Brazil's GDP shrinks, millions of jobs lost due to lawfare
The Lava Jato operation, also known as "operation car wash," which led to the unjust imprisonment of former Brazilian president Lula da Silva, was recently declared illegitimate due to the lack of impartiality of investigative judge Sergio Moro. This was after a Brazilian court on 8 March cleared da Silva of all criminal convictions stemming from the case.
However, the impact of the operation is devastating. According to a study by the Inter-union Department of Socio-Economic Studies (DIEESE), the Lava-Jato operation paralysed construction projects throughout Brazil and deindustrialized the country. It caused the loss of 4.4 million jobs, including 1.1 million construction jobs, and contributed to the country’s GDP to dip to 3.6 percent.
The operation also damaged the credibility of Brazil’s presidential elections, with many trade unionists calling it a massive lawfare unleashed against Da Silva and workers’ organisations to influence the outcome of the country’s electoral system.

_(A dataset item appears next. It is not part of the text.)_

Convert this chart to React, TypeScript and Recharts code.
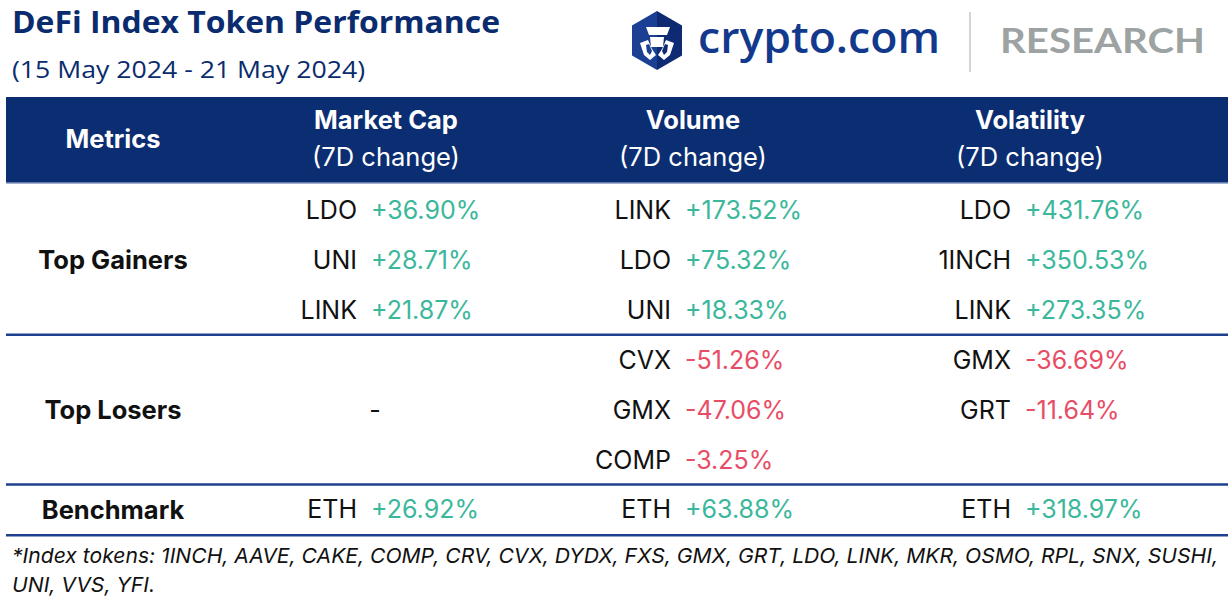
import React from 'react';
import { ScatterChart, Scatter, XAxis, YAxis, ReferenceArea, ReferenceLine } from 'recharts';

// column headers and row groups
const columns = ['Metrics', 'Market Cap', 'Volume', 'Volatility'];
const columnSub = '(7D change)';
const rowGroups = ['Top Gainers', 'Top Losers', 'Benchmark'];

// Market Cap (7D change)
const marketCapGainers = ['LDO', 'UNI', 'LINK'];
const marketCapGainersChg = [36.9, 28.71, 21.87];
const marketCapLosers: string[] = [];
const marketCapLosersChg: number[] = [];

// Volume (7D change)
const volumeGainers = ['LINK', 'LDO', 'UNI'];
const volumeGainersChg = [173.52, 75.32, 18.33];
const volumeLosers = ['CVX', 'GMX', 'COMP'];
const volumeLosersChg = [-51.26, -47.06, -3.25];

// Volatility (7D change)
const volatilityGainers = ['LDO', '1INCH', 'LINK'];
const volatilityGainersChg = [431.76, 350.53, 273.35];
const volatilityLosers = ['GMX', 'GRT'];
const volatilityLosersChg = [-36.69, -11.64];

// Benchmark
const benchmarkToken = 'ETH';
const benchmarkChg = [26.92, 63.88, 318.97];

const indexTokens = [
  '1INCH', 'AAVE', 'CAKE', 'COMP', 'CRV', 'CVX', 'DYDX', 'FXS', 'GMX', 'GRT',
  'LDO', 'LINK', 'MKR', 'OSMO', 'RPL', 'SNX', 'SUSHI', 'UNI', 'VVS', 'YFI',
];

// layout
const W = 1232;
const H = 604;
const ROW_H = 49.9;
const FIRST_ROW_Y = 210;
const Y_MIN = -4;
const Y_MAX = 7.5;
const COL_X = [113, 364, 678, 1018];
const HEADER_X = [113, 386, 693, 1030];
const GROUP_START = [0, 3, 6];
const GROUP_SIZE = [3, 3, 1];
const HEADER_TOP = -2.265;
const HEADER_BOTTOM = -0.54;
const HEADER_MID = -1.44;
const TABLE_LEFT = 6;
const TABLE_RIGHT = 1228;

const NAVY = '#0b2d72';
const GREEN = '#3bb79b';
const RED = '#e84d66';
const TABLE_FONT = 'Inter, Roboto, sans-serif';

const fmt = (v: number) => `${v > 0 ? '+' : ''}${v.toFixed(2)}%`;

type Cell = { x: number; y: number; token: string; chg: number | null };

const groupsByCol: [string[], number[]][][] = [
  [
    [marketCapGainers, marketCapGainersChg],
    [marketCapLosers, marketCapLosersChg],
    [[benchmarkToken], [benchmarkChg[0]]],
  ],
  [
    [volumeGainers, volumeGainersChg],
    [volumeLosers, volumeLosersChg],
    [[benchmarkToken], [benchmarkChg[1]]],
  ],
  [
    [volatilityGainers, volatilityGainersChg],
    [volatilityLosers, volatilityLosersChg],
    [[benchmarkToken], [benchmarkChg[2]]],
  ],
];

const cells: Cell[] = [];
groupsByCol.forEach((groups, c) => {
  groups.forEach(([tokens, chgs], g) => {
    if (tokens.length === 0) {
      cells.push({ x: COL_X[c + 1], y: GROUP_START[g] + (GROUP_SIZE[g] - 1) / 2, token: '-', chg: null });
      return;
    }
    tokens.forEach((t, i) => {
      cells.push({ x: COL_X[c + 1], y: GROUP_START[g] + i, token: t, chg: chgs[i] });
    });
  });
});

const rowLabels = rowGroups.map((label, g) => ({
  x: COL_X[0],
  y: GROUP_START[g] + (GROUP_SIZE[g] - 1) / 2,
  label,
}));

const headers = columns.map((label, i) => ({ x: HEADER_X[i], y: HEADER_MID, label, sub: i > 0 }));

const CellShape = (props: any) => {
  const { cx, cy, payload } = props;
  if (payload.chg === null) {
    return (
      <text x={cx + 11} y={cy + 9} textAnchor="middle" fontSize={25} fontFamily={TABLE_FONT} fill="#111">
        {payload.token}
      </text>
    );
  }
  return (
    <g>
      <text x={cx - 7} y={cy + 9} textAnchor="end" fontSize={25} fontFamily={TABLE_FONT} fill="#111">
        {payload.token}
      </text>
      <text x={cx + 7} y={cy + 9} textAnchor="start" fontSize={25} fontFamily={TABLE_FONT}
        fill={payload.chg >= 0 ? GREEN : RED}>
        {fmt(payload.chg)}
      </text>
    </g>
  );
};

const RowLabelShape = (props: any) => {
  const { cx, cy, payload } = props;
  return (
    <text x={cx} y={cy + 9.5} textAnchor="middle" fontSize={25.5} fontWeight={700} fontFamily={TABLE_FONT} fill="#111">
      {payload.label}
    </text>
  );
};

const HeaderShape = (props: any) => {
  const { cx, cy, payload } = props;
  if (!payload.sub) {
    return (
      <text x={cx} y={cy + 9.5} textAnchor="middle" fontSize={25.5} fontWeight={700} fontFamily={TABLE_FONT} fill="#fff">
        {payload.label}
      </text>
    );
  }
  return (
    <g>
      <text x={cx} y={cy - 9} textAnchor="middle" fontSize={25.5} fontWeight={700} fontFamily={TABLE_FONT} fill="#fff">
        {payload.label}
      </text>
      <text x={cx} y={cy + 28} textAnchor="middle" fontSize={25.5} fontFamily={TABLE_FONT} fill="#fff">
        {columnSub}
      </text>
    </g>
  );
};

const Masthead = () => (
  <svg width={W} height={95} style={{ position: 'absolute', left: 0, top: 0 }}>
    <text x={12} y={33} fontSize={29.5} fontWeight={700} fontFamily="'Open Sans', sans-serif" fill="#0a2c6e"
      textLength={488} lengthAdjust="spacingAndGlyphs">
      DeFi Index Token Performance
    </text>
    <text x={12} y={78} fontSize={23} fontFamily="'Open Sans', sans-serif" fill="#0a2c6e"
      textLength={353} lengthAdjust="spacingAndGlyphs">
      (15 May 2024 - 21 May 2024)
    </text>
    {/* logo */}
    <defs>
      <linearGradient id="hexg" x1="0" x2="1" y1="0" y2="0">
        <stop offset="0.5" stopColor="#1b3f93" />
        <stop offset="0.5" stopColor="#0d2a72" />
      </linearGradient>
    </defs>
    <polygon points="657,11 682,25.5 682,55.5 657,70 632,55.5 632,25.5" fill="url(#hexg)" />
    <polygon points="646,27 670,27 667,35 649,35" fill="#fff" />
    <polygon points="650,37 664,37 663,47 651,47" fill="#fff" />
    <polygon points="640,43 648,40 652,49 656,55 650,60 644,55" fill="#fff" />
    <polygon points="674,43 666,40 662,49 658,55 664,60 670,55" fill="#fff" />
    <polygon points="646,45 649,44 652,51 650,55 647,52" fill="#1b3f93" />
    <polygon points="668,45 665,44 662,51 664,55 667,52" fill="#0d2a72" />
    <text x={698} y={53} fontSize={43} fontWeight={600} fontFamily="'Open Sans', sans-serif" fill="#12398c"
      textLength={242} lengthAdjust="spacingAndGlyphs">
      crypto.com
    </text>
    <line x1={970} x2={970} y1={12} y2={72} stroke="#b8b8b8" strokeWidth={1.2} />
    <text x={1000} y={53} fontSize={34} fontWeight={700} fontFamily="Lato, 'Open Sans', sans-serif" fill="#9da2a2"
      textLength={205} lengthAdjust="spacingAndGlyphs">
      RESEARCH
    </text>
  </svg>
);

const Footnote = () => {
  const head = indexTokens.slice(0, 17).join(', ') + ',';
  const tail = indexTokens.slice(17).join(', ') + '.';
  return (
    <svg width={W} height={70} style={{ position: 'absolute', left: 0, top: 534 }}>
      <text x={12} y={29} fontSize={20.5} fontStyle="italic" fontFamily={TABLE_FONT} fill="#111"
        textLength={1206} lengthAdjust="spacingAndGlyphs">
        {`*Index tokens: ${head}`}
      </text>
      <text x={12} y={58} fontSize={20.5} fontStyle="italic" fontFamily={TABLE_FONT} fill="#111"
        textLength={143} lengthAdjust="spacingAndGlyphs">
        {tail}
      </text>
    </svg>
  );
};

const innerH = (Y_MAX - Y_MIN) * ROW_H;
const marginTop = FIRST_ROW_Y + Y_MIN * ROW_H;
const marginBottom = H - marginTop - innerH;

export default function App() {
  return (
    <div style={{ position: 'absolute', left: 0, top: 0, width: W, height: H, background: '#fff', overflow: 'hidden' }}>
      <ScatterChart width={W} height={H} margin={{ top: marginTop, right: 0, bottom: marginBottom, left: 0 }}>
        <XAxis type="number" dataKey="x" domain={[0, W]} hide allowDataOverflow />
        <YAxis type="number" dataKey="y" domain={[Y_MIN, Y_MAX]} reversed hide allowDataOverflow width={0} />
        <ReferenceArea x1={TABLE_LEFT} x2={TABLE_RIGHT} y1={HEADER_TOP} y2={HEADER_BOTTOM} fill={NAVY} fillOpacity={1} stroke="none" />
        <ReferenceLine segment={[{ x: TABLE_LEFT, y: HEADER_BOTTOM }, { x: TABLE_RIGHT, y: HEADER_BOTTOM }]}
          stroke="#8396bf" strokeWidth={1.5} />
        {[2.5, 5.5, 6.52].map((y) => (
          <ReferenceLine key={y} segment={[{ x: TABLE_LEFT, y }, { x: TABLE_RIGHT, y }]} stroke="#1e3f8e" strokeWidth={2.5} />
        ))}
        <Scatter data={headers} shape={HeaderShape} isAnimationActive={false} />
        <Scatter data={rowLabels} shape={RowLabelShape} isAnimationActive={false} />
        <Scatter data={cells} shape={CellShape} isAnimationActive={false} />
      </ScatterChart>
      <Masthead />
      <Footnote />
    </div>
  );
}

In a statement last 10 March, da Silva said that the Lava-Jato operation could have stopped corruption and imprisoned those responsible for the crime while allowing the companies to operate. “That never happened. The criminalisation of the country’s engineering companies also had a regional impact that contributed to conservative political changes in other Latin American and Caribbean countries,” he said.
Operation Car Wash was a criminal investigation by the Federal Police of Brazil, Curitiba Branch. It began in March 2014 and was initially headed by Moro, and in 2019 by Judge Luiz Antônio Bonat. The investigation included da Silva in what many observers believe was done to prevent his Workers’ Party (PT) from winning the 2018 elections.
With Brazil on the brink of collapse as a result of an uncontained pandemic that has already killed 266,000 citizens and a record-high unemployment rate, COVID-9 economic recovery will be a central issue in the 2022 presidential polls.